Here we are, at the turn of the calendar page –TA DA–we made it, welcome 2013! Some thought we would not make it but here we are. Now we can move beyond all that to the new opportunities for creating, experiencing and living that await us.
Really any day is a good day for new beginnings, but it is natural at the turn of the year to pause, take stock and think about our future. Hope springs eternal as we set our resolutions for the coming year — in spite of all evidence showing that most resolutions are forgotten pretty early into the New Year!
So what are we to do…abandon all good intentions and goal setting? As I have thought about this dilemma for myself I have come up with some ideas that work for me and I would like to share them with you in the hopes that they may support you with the changes you would like to make. These ideas are not magic and are not foolproof, but they do keep me more on track toward successful outcomes, less prone to negative thoughts when things do not go as I would like and they do help me to stay the course more easily than traditional approaches to resolutions.
1. Take time to review, acknowledge and celebrate
It is important to look at what went well in addition to the things we want to change. Energetically, dwelling on the negative (E.G. our failure to accomplish or have a desire or goal) saps our strength, creates incoherence in our field and leads us toward more failure rather than greater success.
Focusing on what went well and what we have achieved helps keep our energy strong, free flowing and coherent…all qualities that help support positive outcomes!
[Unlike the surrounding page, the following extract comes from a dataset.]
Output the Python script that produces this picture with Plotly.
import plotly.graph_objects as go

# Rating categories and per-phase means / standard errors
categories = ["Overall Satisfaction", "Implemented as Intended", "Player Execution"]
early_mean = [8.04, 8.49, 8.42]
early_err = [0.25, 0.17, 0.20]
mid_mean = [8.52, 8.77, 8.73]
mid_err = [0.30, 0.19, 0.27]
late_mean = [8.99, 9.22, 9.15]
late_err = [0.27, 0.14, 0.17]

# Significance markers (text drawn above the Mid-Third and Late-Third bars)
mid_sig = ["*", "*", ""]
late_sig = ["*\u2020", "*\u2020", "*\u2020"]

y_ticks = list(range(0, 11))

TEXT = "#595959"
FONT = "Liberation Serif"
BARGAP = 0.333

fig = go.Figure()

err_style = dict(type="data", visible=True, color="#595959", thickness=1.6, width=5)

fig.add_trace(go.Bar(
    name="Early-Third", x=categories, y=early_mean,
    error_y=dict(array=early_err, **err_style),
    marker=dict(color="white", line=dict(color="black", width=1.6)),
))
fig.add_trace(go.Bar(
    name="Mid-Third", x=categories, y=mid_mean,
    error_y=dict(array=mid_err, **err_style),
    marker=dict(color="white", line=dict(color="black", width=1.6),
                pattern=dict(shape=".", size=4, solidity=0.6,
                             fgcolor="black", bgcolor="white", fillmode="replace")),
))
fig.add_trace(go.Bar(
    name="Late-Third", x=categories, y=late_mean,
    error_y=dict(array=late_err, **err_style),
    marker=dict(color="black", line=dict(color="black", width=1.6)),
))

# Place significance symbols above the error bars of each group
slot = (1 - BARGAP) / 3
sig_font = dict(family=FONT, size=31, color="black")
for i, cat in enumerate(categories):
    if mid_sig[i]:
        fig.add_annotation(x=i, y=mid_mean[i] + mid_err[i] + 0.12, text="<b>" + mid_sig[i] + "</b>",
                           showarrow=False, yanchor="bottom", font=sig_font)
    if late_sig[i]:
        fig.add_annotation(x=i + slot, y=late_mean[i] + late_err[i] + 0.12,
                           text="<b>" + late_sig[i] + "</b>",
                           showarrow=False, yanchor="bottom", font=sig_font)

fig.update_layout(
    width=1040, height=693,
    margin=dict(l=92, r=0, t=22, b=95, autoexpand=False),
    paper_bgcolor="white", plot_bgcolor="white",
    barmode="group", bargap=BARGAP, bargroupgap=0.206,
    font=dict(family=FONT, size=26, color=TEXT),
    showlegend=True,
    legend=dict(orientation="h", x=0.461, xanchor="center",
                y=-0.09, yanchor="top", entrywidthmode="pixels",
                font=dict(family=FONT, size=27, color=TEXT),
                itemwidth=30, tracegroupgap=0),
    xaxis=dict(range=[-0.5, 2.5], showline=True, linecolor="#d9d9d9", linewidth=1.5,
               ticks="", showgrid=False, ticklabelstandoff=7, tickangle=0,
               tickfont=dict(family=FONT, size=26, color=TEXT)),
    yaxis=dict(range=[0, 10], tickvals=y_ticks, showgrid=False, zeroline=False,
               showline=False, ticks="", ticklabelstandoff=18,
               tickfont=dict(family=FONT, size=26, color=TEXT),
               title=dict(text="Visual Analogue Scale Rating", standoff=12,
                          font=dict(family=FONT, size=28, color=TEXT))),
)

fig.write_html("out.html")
In our humanness we tend to forget what went well, where we did grow and learn, and become more of what we would like to be, or to have more of what we would desire in our lives.
2. Look with new eyes on what has not gone well
Focusing on the positive does not mean that we overlook or avoid looking at what has not gone well, or where we would like to see something different than our current reality. We need to face reality and not escape into a spiritual bypass that leaves us ill equipped for living.
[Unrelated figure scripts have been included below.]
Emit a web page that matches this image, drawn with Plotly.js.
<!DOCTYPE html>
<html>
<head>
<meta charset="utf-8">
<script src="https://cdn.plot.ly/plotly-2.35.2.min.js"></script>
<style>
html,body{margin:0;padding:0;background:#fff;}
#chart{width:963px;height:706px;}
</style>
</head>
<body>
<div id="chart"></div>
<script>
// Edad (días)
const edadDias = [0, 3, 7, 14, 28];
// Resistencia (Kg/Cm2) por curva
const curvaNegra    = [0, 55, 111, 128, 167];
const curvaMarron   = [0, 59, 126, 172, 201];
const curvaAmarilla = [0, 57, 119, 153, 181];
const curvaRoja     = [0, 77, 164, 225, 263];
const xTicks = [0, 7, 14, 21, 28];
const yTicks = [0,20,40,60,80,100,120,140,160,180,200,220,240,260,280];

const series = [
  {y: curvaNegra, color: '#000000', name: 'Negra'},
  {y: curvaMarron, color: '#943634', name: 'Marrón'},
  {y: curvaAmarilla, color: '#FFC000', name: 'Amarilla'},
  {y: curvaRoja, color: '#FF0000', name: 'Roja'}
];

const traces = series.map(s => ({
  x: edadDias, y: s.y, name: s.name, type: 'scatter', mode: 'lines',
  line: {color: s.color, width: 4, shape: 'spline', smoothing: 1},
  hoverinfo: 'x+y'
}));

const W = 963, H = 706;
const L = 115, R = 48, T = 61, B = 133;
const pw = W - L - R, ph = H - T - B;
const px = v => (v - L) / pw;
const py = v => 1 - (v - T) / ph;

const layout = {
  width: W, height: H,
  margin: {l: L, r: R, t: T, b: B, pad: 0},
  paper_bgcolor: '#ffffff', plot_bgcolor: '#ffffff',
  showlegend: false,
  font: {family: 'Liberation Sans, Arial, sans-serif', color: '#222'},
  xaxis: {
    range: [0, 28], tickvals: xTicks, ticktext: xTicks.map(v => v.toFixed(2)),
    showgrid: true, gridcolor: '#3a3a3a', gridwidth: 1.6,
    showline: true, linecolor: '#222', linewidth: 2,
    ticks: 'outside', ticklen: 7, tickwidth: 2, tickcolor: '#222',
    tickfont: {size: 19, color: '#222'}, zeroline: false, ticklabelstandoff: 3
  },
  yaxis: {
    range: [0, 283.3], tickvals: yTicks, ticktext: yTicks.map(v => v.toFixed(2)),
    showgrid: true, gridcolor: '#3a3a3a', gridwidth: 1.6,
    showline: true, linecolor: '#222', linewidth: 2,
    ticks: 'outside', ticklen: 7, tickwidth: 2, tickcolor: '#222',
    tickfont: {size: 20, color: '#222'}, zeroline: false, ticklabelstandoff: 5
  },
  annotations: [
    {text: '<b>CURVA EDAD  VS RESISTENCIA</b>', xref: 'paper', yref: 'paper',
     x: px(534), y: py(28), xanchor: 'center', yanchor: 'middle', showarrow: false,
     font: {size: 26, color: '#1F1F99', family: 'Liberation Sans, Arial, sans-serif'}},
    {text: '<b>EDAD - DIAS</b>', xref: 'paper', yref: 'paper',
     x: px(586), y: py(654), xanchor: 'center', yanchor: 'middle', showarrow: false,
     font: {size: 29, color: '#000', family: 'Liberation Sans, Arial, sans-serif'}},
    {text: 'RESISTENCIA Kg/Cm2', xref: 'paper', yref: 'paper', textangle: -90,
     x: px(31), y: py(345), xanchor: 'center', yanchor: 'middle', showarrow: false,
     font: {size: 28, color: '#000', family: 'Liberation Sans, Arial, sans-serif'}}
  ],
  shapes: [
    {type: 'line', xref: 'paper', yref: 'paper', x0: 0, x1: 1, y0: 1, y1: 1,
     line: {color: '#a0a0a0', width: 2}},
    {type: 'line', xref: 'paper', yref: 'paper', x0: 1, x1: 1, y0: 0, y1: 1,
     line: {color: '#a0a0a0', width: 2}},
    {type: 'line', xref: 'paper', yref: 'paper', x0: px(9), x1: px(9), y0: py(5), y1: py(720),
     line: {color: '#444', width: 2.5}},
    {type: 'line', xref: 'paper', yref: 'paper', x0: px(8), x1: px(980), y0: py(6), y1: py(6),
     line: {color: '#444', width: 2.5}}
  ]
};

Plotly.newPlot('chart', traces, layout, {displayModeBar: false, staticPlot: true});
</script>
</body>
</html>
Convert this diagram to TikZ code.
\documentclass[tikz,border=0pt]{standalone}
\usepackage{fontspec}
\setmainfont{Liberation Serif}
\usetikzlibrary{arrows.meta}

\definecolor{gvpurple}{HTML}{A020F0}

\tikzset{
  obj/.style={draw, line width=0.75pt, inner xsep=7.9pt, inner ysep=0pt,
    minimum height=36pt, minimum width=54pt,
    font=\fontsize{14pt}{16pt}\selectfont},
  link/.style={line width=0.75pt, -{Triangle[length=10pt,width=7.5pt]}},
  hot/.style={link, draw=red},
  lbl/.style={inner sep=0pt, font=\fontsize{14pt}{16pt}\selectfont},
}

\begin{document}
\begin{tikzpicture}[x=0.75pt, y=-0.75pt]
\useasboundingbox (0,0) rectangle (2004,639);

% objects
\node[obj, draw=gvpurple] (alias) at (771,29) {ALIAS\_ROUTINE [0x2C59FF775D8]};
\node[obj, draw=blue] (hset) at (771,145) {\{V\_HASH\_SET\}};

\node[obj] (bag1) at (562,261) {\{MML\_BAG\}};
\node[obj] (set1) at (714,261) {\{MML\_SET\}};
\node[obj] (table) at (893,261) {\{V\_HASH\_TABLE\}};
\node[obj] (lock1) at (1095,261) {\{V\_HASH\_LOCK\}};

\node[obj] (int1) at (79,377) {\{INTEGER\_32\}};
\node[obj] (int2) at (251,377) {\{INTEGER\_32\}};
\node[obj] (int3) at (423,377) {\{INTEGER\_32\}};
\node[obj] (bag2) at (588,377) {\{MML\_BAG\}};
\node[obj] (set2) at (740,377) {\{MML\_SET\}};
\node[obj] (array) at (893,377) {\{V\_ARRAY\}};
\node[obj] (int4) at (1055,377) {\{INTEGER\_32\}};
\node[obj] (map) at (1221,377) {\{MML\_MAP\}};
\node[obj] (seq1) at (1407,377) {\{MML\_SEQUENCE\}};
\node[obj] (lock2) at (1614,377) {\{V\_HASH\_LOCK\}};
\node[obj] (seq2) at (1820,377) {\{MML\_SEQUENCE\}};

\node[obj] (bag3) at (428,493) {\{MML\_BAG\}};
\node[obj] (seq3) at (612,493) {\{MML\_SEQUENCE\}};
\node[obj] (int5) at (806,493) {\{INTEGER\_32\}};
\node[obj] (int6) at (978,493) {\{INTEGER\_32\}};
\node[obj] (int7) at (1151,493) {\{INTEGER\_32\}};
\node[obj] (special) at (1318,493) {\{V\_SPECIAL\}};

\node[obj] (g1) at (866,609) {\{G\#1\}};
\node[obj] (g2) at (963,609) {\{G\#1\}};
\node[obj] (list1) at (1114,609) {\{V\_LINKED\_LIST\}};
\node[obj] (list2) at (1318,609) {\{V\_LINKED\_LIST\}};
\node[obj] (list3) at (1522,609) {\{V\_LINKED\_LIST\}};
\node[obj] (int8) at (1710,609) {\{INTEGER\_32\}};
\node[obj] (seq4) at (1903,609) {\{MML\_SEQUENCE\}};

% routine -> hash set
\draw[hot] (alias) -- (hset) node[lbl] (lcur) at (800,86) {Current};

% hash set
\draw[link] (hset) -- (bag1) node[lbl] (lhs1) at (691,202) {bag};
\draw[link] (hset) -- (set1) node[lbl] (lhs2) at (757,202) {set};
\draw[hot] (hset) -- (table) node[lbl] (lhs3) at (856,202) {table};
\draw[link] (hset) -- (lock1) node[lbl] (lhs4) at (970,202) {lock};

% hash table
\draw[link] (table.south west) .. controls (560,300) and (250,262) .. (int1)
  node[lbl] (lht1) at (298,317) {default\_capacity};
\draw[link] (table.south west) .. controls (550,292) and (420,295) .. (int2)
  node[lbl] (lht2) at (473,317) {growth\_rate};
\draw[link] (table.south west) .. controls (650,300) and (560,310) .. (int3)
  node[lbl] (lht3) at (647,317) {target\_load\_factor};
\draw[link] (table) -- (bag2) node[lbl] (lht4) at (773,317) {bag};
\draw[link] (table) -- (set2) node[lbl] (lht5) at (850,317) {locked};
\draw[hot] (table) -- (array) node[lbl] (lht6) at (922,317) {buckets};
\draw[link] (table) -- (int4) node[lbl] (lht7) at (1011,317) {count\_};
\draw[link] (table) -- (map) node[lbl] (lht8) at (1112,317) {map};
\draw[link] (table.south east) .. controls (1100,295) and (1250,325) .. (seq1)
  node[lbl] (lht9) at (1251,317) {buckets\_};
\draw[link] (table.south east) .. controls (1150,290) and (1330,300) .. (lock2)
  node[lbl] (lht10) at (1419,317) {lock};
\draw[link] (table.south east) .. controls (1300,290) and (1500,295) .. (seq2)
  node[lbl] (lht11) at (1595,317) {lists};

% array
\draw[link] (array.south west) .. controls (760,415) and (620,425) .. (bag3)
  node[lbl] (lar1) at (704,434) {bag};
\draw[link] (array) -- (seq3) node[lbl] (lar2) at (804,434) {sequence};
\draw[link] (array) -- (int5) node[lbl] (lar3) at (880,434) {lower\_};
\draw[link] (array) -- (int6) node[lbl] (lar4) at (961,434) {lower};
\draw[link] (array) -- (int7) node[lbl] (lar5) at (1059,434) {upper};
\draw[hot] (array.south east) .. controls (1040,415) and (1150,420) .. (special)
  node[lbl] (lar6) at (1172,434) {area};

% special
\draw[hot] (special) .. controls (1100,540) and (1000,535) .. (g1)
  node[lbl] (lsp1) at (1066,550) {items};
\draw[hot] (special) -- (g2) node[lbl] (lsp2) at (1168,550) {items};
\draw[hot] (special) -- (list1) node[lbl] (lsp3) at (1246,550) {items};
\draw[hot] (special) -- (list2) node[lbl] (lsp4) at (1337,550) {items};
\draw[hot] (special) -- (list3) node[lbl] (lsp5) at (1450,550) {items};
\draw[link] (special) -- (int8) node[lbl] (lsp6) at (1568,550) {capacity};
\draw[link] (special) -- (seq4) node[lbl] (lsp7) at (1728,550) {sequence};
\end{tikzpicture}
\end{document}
However, what we can do is look through new eyes…eyes that help keep our energy strong, that offer a doorway through which we access our innate resiliency and help maintain forward momentum. Typically when we look at what has not gone well; our unconscious response is to energetically collapse. This is a ripe breeding ground for self judgment, criticism or obsessive ruminating on the negative aspects of ourselves to arise.
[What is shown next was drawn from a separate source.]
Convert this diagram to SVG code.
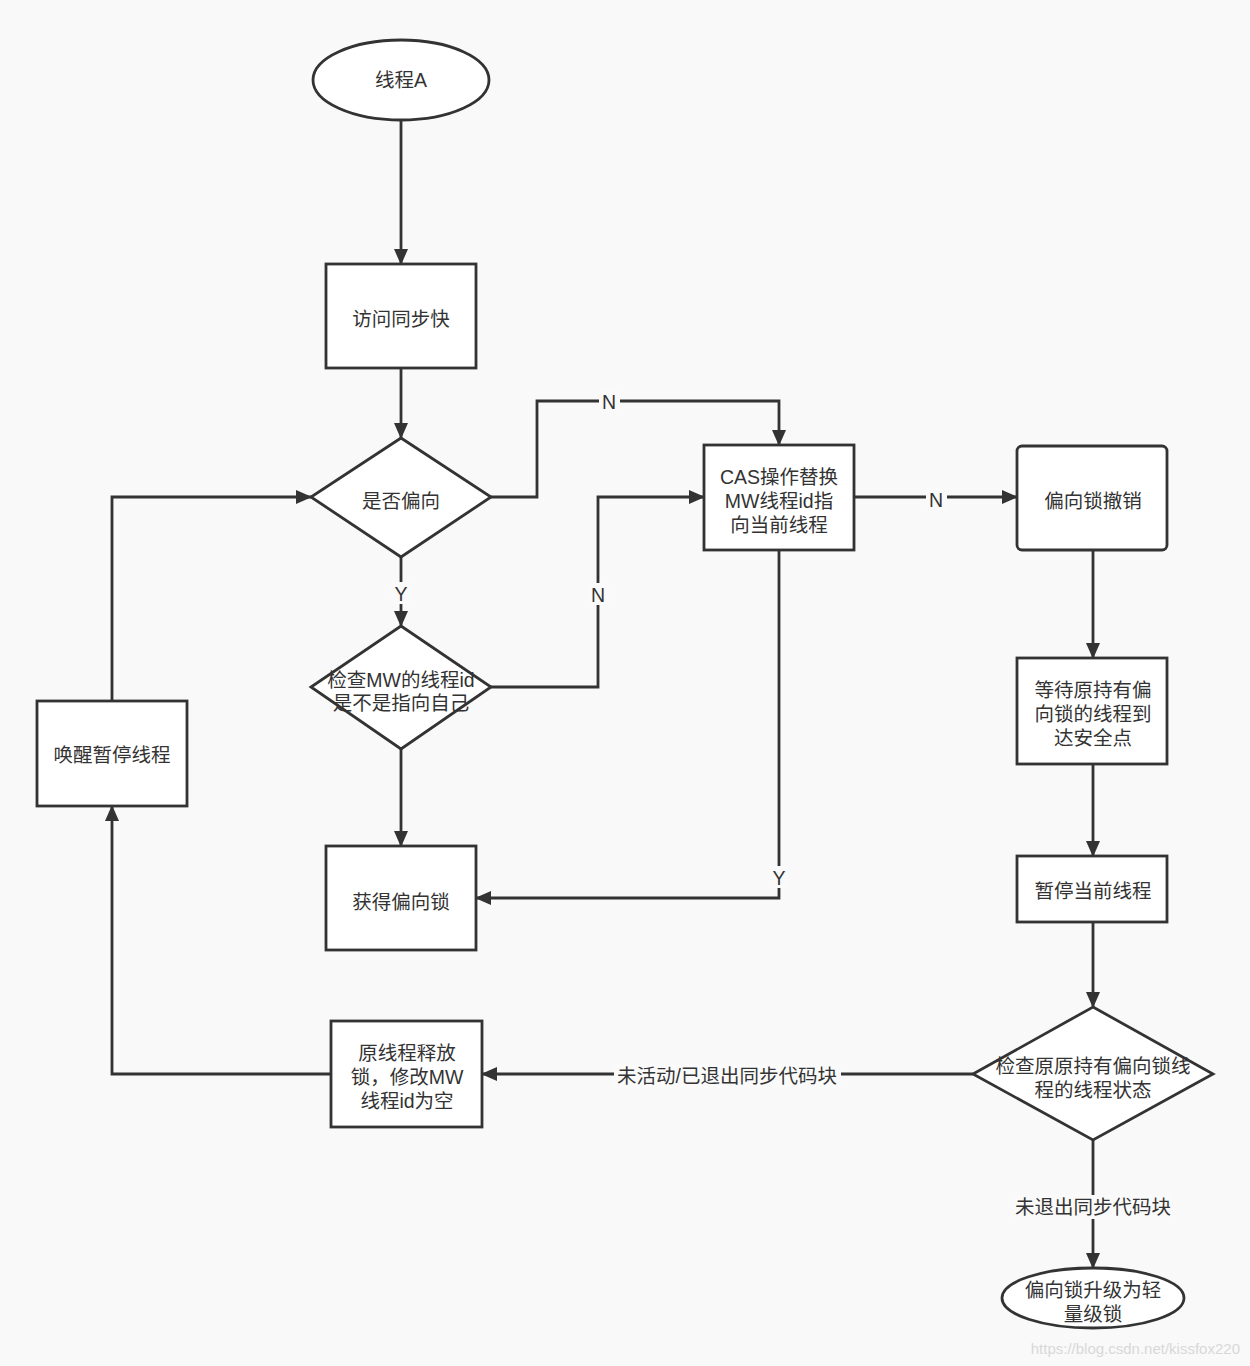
<svg xmlns="http://www.w3.org/2000/svg" width="1250" height="1366" viewBox="0 0 1250 1366">
<defs>
<marker id="arr" viewBox="0 0 16 14" refX="15" refY="7" markerWidth="16" markerHeight="14" markerUnits="userSpaceOnUse" orient="auto">
<path d="M0,0 L16,7 L0,14 Z" fill="#333"/>
</marker>
<style>
.n{fill:#fff;stroke:#333;stroke-width:2.8}
.t{font-family:"Liberation Sans","Noto Sans CJK SC",sans-serif;font-size:19.5px;fill:#333;text-anchor:middle}
.c path{fill:none;stroke:#333;stroke-width:2.8;marker-end:url(#arr)}
.lb{fill:#fafafa}
</style>
</defs>
<rect width="1250" height="1366" fill="#f9f9f9"/>
<g class="c" id="connectors">
<path d="M401,120 V264"/>
<path d="M401,368 V438"/>
<path d="M491,497 H537 V401 H779 V445"/>
<path d="M401,557 V626"/>
<path d="M491,687 H598 V497 H704"/>
<path d="M401,749 V846"/>
<path d="M779,550 V898 H476"/>
<path d="M854,497 H1017"/>
<path d="M1093,550 V658"/>
<path d="M1093,764 V856"/>
<path d="M1093,922 V1007"/>
<path d="M973,1074 H482"/>
<path d="M1093,1140 V1268"/>
<path d="M331,1074 H112 V806"/>
<path d="M112,701 V497 H311"/>
<rect class="lb" x="599" y="390" width="21" height="22"/>
<text class="t" x="609" y="409">N</text>
<rect class="lb" x="391" y="582" width="20" height="22"/>
<text class="t" x="401" y="601">Y</text>
<rect class="lb" x="588" y="583" width="21" height="22"/>
<text class="t" x="598" y="602">N</text>
<rect class="lb" x="769" y="866" width="20" height="22"/>
<text class="t" x="779" y="885">Y</text>
<rect class="lb" x="926" y="488" width="21" height="22"/>
<text class="t" x="936" y="507">N</text>
<rect class="lb" x="614" y="1064" width="227" height="24"/>
<text class="t" x="727" y="1083">未活动/已退出同步代码块</text>
<rect class="lb" x="1014" y="1195" width="158" height="24"/>
<text class="t" x="1093" y="1214">未退出同步代码块</text>
</g>
<g id="n1"><ellipse class="n" cx="401" cy="80" rx="88" ry="40"/><text class="t" x="401" y="87">线程A</text></g>
<g id="n2"><rect class="n" x="326" y="264" width="150" height="104"/><text class="t" x="401" y="326">访问同步快</text></g>
<g id="n3"><polygon class="n" points="401,438 491,497 401,557 311,497"/><text class="t" x="401" y="508">是否偏向</text></g>
<g id="n4"><polygon class="n" points="401,626 491,687 401,749 311,687"/><text class="t" x="401" y="687">检查MW的线程id</text><text class="t" x="401" y="710">是不是指向自己</text></g>
<g id="n5"><rect class="n" x="326" y="846" width="150" height="104"/><text class="t" x="401" y="909">获得偏向锁</text></g>
<g id="n6"><rect class="n" x="704" y="445" width="150" height="105"/><text class="t" x="779" y="484">CAS操作替换</text><text class="t" x="779" y="508">MW线程id指</text><text class="t" x="779" y="532">向当前线程</text></g>
<g id="n7"><rect class="n" x="1017" y="446" width="150" height="104" rx="5"/><text class="t" x="1093" y="508">偏向锁撤销</text></g>
<g id="n8"><rect class="n" x="1017" y="658" width="150" height="106"/><text class="t" x="1093" y="697">等待原持有偏</text><text class="t" x="1093" y="721">向锁的线程到</text><text class="t" x="1093" y="745">达安全点</text></g>
<g id="n9"><rect class="n" x="1017" y="856" width="150" height="66"/><text class="t" x="1093" y="898">暂停当前线程</text></g>
<g id="n10"><polygon class="n" points="1093,1007 1213,1074 1093,1140 973,1074"/><text class="t" x="1093" y="1073">检查原原持有偏向锁线</text><text class="t" x="1093" y="1097">程的线程状态</text></g>
<g id="n11"><ellipse class="n" cx="1093" cy="1298" rx="91" ry="30"/><text class="t" x="1093" y="1297">偏向锁升级为轻</text><text class="t" x="1093" y="1321">量级锁</text></g>
<g id="n12"><rect class="n" x="331" y="1021" width="151" height="106"/><text class="t" x="407" y="1060">原线程释放</text><text class="t" x="407" y="1084">锁，修改MW</text><text class="t" x="407" y="1108">线程id为空</text></g>
<g id="n13"><rect class="n" x="37" y="701" width="150" height="105"/><text class="t" x="112" y="762">唤醒暂停线程</text></g>
<text x="1240" y="1354" font-family="Liberation Sans, sans-serif" font-size="15" fill="#d8d8d8" text-anchor="end">https://blog.csdn.net/kissfox220</text>
</svg>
A shift in vision from head to heart keeps us in an open and flowing state where self compassion, loving kindness and soul presence sets the stage for insight, intuition and new solutions to emerge. This spiritual vision is an antidote to being stuck, stagnating or giving up.
3. Practice Mindfulness and Create Core Reminders to Keep You Focused
The capacity to be present to our lives that develops as a byproduct of a mindfulness practice is of enormous help no matter what our intention or goal. In fact any type of regular meditation practice supports all aspects of ourselves and our lives.
In addition to that practice, creating cues to use throughout the day to re-center and focus around our goals or intentions can be very helpful. One of the questions that I like to use to help me stay focused on my intentions is, “Is this choice/feeling/thought/belief/action one rooted in loving kindness? Does it support me; expand my wellbeing and help me move toward my best Self-expression and goals? “. This approach does assume that the goals or intentions you are setting really do contribute to those areas! You may need to come up with a core question that fits more specifically for your needs.
For me this approach helps remind me about the real meaning of things rather than simply concentrating on an outer behavior or target with no real awareness of how it is connected the deeper aspects of my Being. In this way I remain more conscious…even when I choose to not do what is really in my best interest!! J That is important to know and integrate too!
4. Include Pleasurable Activities Daily
We are hard wired for pleasure. A lack of pleasure contributes to fatigue and stress. If we overlook this deep need, we will find ourselves unconsciously acting in ways that are counterproductive as we try to fill our pleasure quotient through the back door!
What brings you pleasure? Make a list and keep it handy! One woman I knew filled a coffee can with slips of paper with relaxing, pleasure giving activities and drew one each day. When we are stressed or tired it can be hard to think of something that can recharge our energy so a way of having those ideas handy can be of value.